== EXCERPTED RECORDS ==

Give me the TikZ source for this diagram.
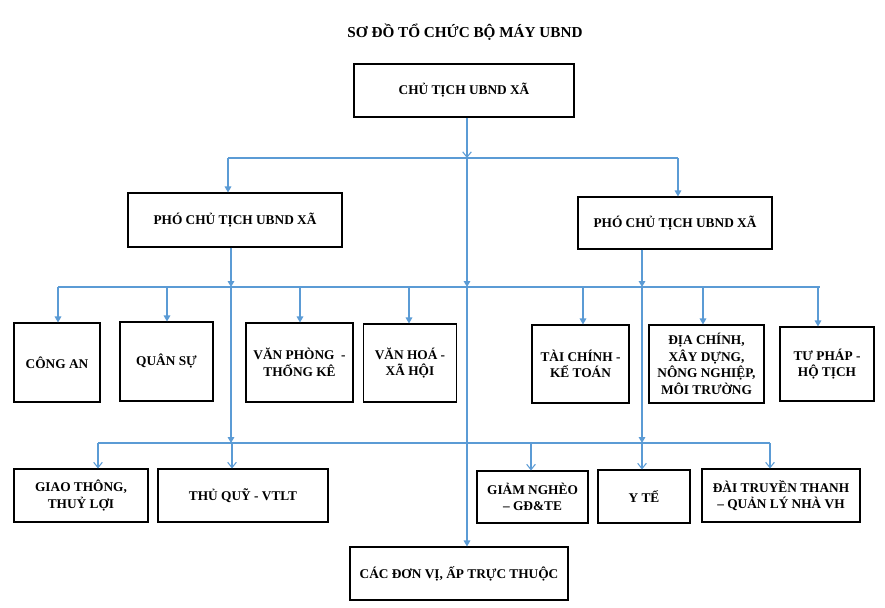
\documentclass[tikz,border=0pt]{standalone}
\usepackage{fontspec}
\setmainfont{Liberation Serif}
\usepackage{xcolor}
\usepackage{tikz}
\usetikzlibrary{arrows.meta,positioning,calc}
\definecolor{Ink}{HTML}{000000}
\definecolor{Wire}{HTML}{5B9BD5}
\tikzset{
  unit/.style={draw=Ink, line width=0.8pt, fill=white, align=center, inner sep=0pt,
    font=\fontsize{10pt}{12.5pt}\selectfont\bfseries},
  wire/.style={draw=Wire, line width=0.8pt},
  feed/.style={wire, -{Triangle[length=4.5pt,width=5pt]}},
  feedopen/.style={wire, -{Straight Barb[length=4pt,width=6.5pt]}}
}

\begin{document}
\begin{tikzpicture}[x=0.75pt, y=-0.75pt]
  \useasboundingbox (0,0) rectangle (885,607);
  \node[font=\fontsize{11.4pt}{13pt}\selectfont\bfseries] (title) at (465,32) {SƠ ĐỒ TỔ CHỨC BỘ MÁY UBND};

  % leadership
  \node[unit, minimum width=165pt, minimum height=39.75pt] (chutich) at (464,90.5) {CHỦ TỊCH UBND XÃ};
  \node[unit, minimum width=160.5pt, minimum height=40.5pt] (pho1) at (235,220) {PHÓ CHỦ TỊCH UBND XÃ};
  \node[unit, minimum width=145.5pt, minimum height=39pt] (pho2) at (675,223) {PHÓ CHỦ TỊCH UBND XÃ};

  % second row
  \node[unit, minimum width=64.5pt, minimum height=59.25pt] (congan) at (57,362.5) {CÔNG AN};
  \node[unit, minimum width=69.75pt, minimum height=59.25pt] (quansu) at (166.5,361.5) {QUÂN SỰ};
  \node[unit, minimum width=80.25pt, minimum height=59.25pt] (vanphong) at (299.5,362.5) {VĂN PHÒNG\ \ -\\THỐNG KÊ};
  \node[unit, minimum width=69.75pt, minimum height=58.5pt] (vanhoa) at (410,363) {VĂN HOÁ -\\XÃ HỘI};
  \node[unit, minimum width=72.75pt, minimum height=58.5pt] (taichinh) at (580.5,364) {TÀI CHÍNH -\\KẾ TOÁN};
  \node[unit, minimum width=86.25pt, minimum height=58.5pt] (diachinh) at (706.5,364) {ĐỊA CHÍNH,\\XÂY DỰNG,\\NÔNG NGHIỆP,\\MÔI TRƯỜNG};
  \node[unit, minimum width=70.5pt, minimum height=55.5pt] (tuphap) at (827,364) {TƯ PHÁP -\\HỘ TỊCH};

  % third row
  \node[unit, minimum width=100.5pt, minimum height=39.75pt] (giaothong) at (81,495.5) {GIAO THÔNG,\\THUỶ LỢI};
  \node[unit, minimum width=127.5pt, minimum height=39.75pt] (thuquy) at (243,495.5) {THỦ QUỸ - VTLT};
  \node[unit, minimum width=83.25pt, minimum height=39pt] (giamngheo) at (532.5,497) {GIẢM NGHÈO\\– GĐ\&TE};
  \node[unit, minimum width=69pt, minimum height=39.75pt] (yte) at (644,496.5) {Y TẾ};
  \node[unit, minimum width=118.5pt, minimum height=39.75pt] (daitruyen) at (781,495.5) {ĐÀI TRUYỀN THANH\\– QUẢN LÝ NHÀ VH};
  \node[unit, minimum width=163.5pt, minimum height=39.75pt] (cacdonvi) at (459,573.5) {CÁC ĐƠN VỊ, ẤP TRỰC THUỘC};

  % bus lines
  \coordinate (spine) at (467,0);
  \coordinate (leg1) at (231,0);
  \coordinate (leg2) at (642,0);
  \coordinate (top1) at (228,158);
  \coordinate (top2) at (678,158);
  \coordinate (mid1) at (58,287);
  \coordinate (mid2) at (820,287);
  \coordinate (low1) at (98,443);
  \coordinate (low2) at (770,443);

  \draw[wire] (top1) -- (top2);
  \draw[wire] (mid1) -- (mid2);
  \draw[wire] (low1) -- (low2);

  \draw[feedopen] (chutich.south -| spine) -- (top1 -| spine);
  \draw[feed] (top1 -| spine) -- (mid1 -| spine);
  \draw[feed] (mid1 -| spine) -- (cacdonvi.north -| spine);

  \draw[feed] (top1) -- (top1 |- pho1.north);
  \draw[feed] (top2) -- (top2 |- pho2.north);
  \draw[feed] (pho1.south -| leg1) -- (mid1 -| leg1);
  \draw[feed] (mid1 -| leg1) -- (low1 -| leg1);
  \draw[feed] (pho2.south -| leg2) -- (mid1 -| leg2);
  \draw[feed] (mid1 -| leg2) -- (low1 -| leg2);

  \foreach \x/\n in {58/congan, 167/quansu, 300/vanphong, 409/vanhoa, 583/taichinh, 703/diachinh, 818/tuphap} {
    \coordinate (d) at (\x,287);
    \draw[feed] (d) -- (d |- \n.north);
  }
  \foreach \x/\n in {98/giaothong, 232/thuquy, 531/giamngheo, 642/yte, 770/daitruyen} {
    \coordinate (d) at (\x,443);
    \draw[feedopen] (d) -- (d |- \n.north);
  }
\end{tikzpicture}
\end{document}
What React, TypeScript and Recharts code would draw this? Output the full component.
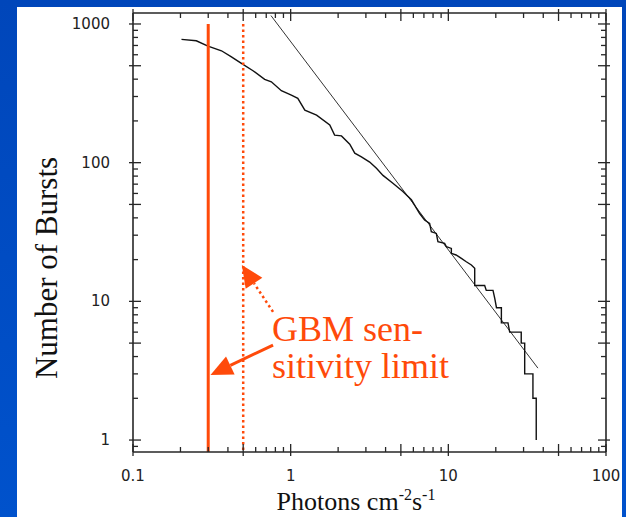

===

■ **GIVEN REQUEST**
Repeat verbatim all the material, but not the pictures.

■ **RESPONSE FOR THIS EXERCISE**
Give me the TikZ source for this diagram.
\documentclass[tikz,border=0pt]{standalone}
\usepackage{fontspec}
\setmainfont{Liberation Serif}
\usepackage{xcolor}
\usepackage{tikz}
\usetikzlibrary{arrows.meta,positioning,calc}
\definecolor{Ink}{HTML}{000000}
\definecolor{Wire}{HTML}{5B9BD5}
\tikzset{
  unit/.style={draw=Ink, line width=0.8pt, fill=white, align=center, inner sep=0pt,
    font=\fontsize{10pt}{12.5pt}\selectfont\bfseries},
  wire/.style={draw=Wire, line width=0.8pt},
  feed/.style={wire, -{Triangle[length=4.5pt,width=5pt]}},
  feedopen/.style={wire, -{Straight Barb[length=4pt,width=6.5pt]}}
}

\begin{document}
\begin{tikzpicture}[x=0.75pt, y=-0.75pt]
  \useasboundingbox (0,0) rectangle (885,607);
  \node[font=\fontsize{11.4pt}{13pt}\selectfont\bfseries] (title) at (465,32) {SƠ ĐỒ TỔ CHỨC BỘ MÁY UBND};

  % leadership
  \node[unit, minimum width=165pt, minimum height=39.75pt] (chutich) at (464,90.5) {CHỦ TỊCH UBND XÃ};
  \node[unit, minimum width=160.5pt, minimum height=40.5pt] (pho1) at (235,220) {PHÓ CHỦ TỊCH UBND XÃ};
  \node[unit, minimum width=145.5pt, minimum height=39pt] (pho2) at (675,223) {PHÓ CHỦ TỊCH UBND XÃ};

  % second row
  \node[unit, minimum width=64.5pt, minimum height=59.25pt] (congan) at (57,362.5) {CÔNG AN};
  \node[unit, minimum width=69.75pt, minimum height=59.25pt] (quansu) at (166.5,361.5) {QUÂN SỰ};
  \node[unit, minimum width=80.25pt, minimum height=59.25pt] (vanphong) at (299.5,362.5) {VĂN PHÒNG\ \ -\\THỐNG KÊ};
  \node[unit, minimum width=69.75pt, minimum height=58.5pt] (vanhoa) at (410,363) {VĂN HOÁ -\\XÃ HỘI};
  \node[unit, minimum width=72.75pt, minimum height=58.5pt] (taichinh) at (580.5,364) {TÀI CHÍNH -\\KẾ TOÁN};
  \node[unit, minimum width=86.25pt, minimum height=58.5pt] (diachinh) at (706.5,364) {ĐỊA CHÍNH,\\XÂY DỰNG,\\NÔNG NGHIỆP,\\MÔI TRƯỜNG};
  \node[unit, minimum width=70.5pt, minimum height=55.5pt] (tuphap) at (827,364) {TƯ PHÁP -\\HỘ TỊCH};

  % third row
  \node[unit, minimum width=100.5pt, minimum height=39.75pt] (giaothong) at (81,495.5) {GIAO THÔNG,\\THUỶ LỢI};
  \node[unit, minimum width=127.5pt, minimum height=39.75pt] (thuquy) at (243,495.5) {THỦ QUỸ - VTLT};
  \node[unit, minimum width=83.25pt, minimum height=39pt] (giamngheo) at (532.5,497) {GIẢM NGHÈO\\– GĐ\&TE};
  \node[unit, minimum width=69pt, minimum height=39.75pt] (yte) at (644,496.5) {Y TẾ};
  \node[unit, minimum width=118.5pt, minimum height=39.75pt] (daitruyen) at (781,495.5) {ĐÀI TRUYỀN THANH\\– QUẢN LÝ NHÀ VH};
  \node[unit, minimum width=163.5pt, minimum height=39.75pt] (cacdonvi) at (459,573.5) {CÁC ĐƠN VỊ, ẤP TRỰC THUỘC};

  % bus lines
  \coordinate (spine) at (467,0);
  \coordinate (leg1) at (231,0);
  \coordinate (leg2) at (642,0);
  \coordinate (top1) at (228,158);
  \coordinate (top2) at (678,158);
  \coordinate (mid1) at (58,287);
  \coordinate (mid2) at (820,287);
  \coordinate (low1) at (98,443);
  \coordinate (low2) at (770,443);

  \draw[wire] (top1) -- (top2);
  \draw[wire] (mid1) -- (mid2);
  \draw[wire] (low1) -- (low2);

  \draw[feedopen] (chutich.south -| spine) -- (top1 -| spine);
  \draw[feed] (top1 -| spine) -- (mid1 -| spine);
  \draw[feed] (mid1 -| spine) -- (cacdonvi.north -| spine);

  \draw[feed] (top1) -- (top1 |- pho1.north);
  \draw[feed] (top2) -- (top2 |- pho2.north);
  \draw[feed] (pho1.south -| leg1) -- (mid1 -| leg1);
  \draw[feed] (mid1 -| leg1) -- (low1 -| leg1);
  \draw[feed] (pho2.south -| leg2) -- (mid1 -| leg2);
  \draw[feed] (mid1 -| leg2) -- (low1 -| leg2);

  \foreach \x/\n in {58/congan, 167/quansu, 300/vanphong, 409/vanhoa, 583/taichinh, 703/diachinh, 818/tuphap} {
    \coordinate (d) at (\x,287);
    \draw[feed] (d) -- (d |- \n.north);
  }
  \foreach \x/\n in {98/giaothong, 232/thuquy, 531/giamngheo, 642/yte, 770/daitruyen} {
    \coordinate (d) at (\x,443);
    \draw[feedopen] (d) -- (d |- \n.north);
  }
\end{tikzpicture}
\end{document}
What React, TypeScript and Recharts code would draw this? Output the full component.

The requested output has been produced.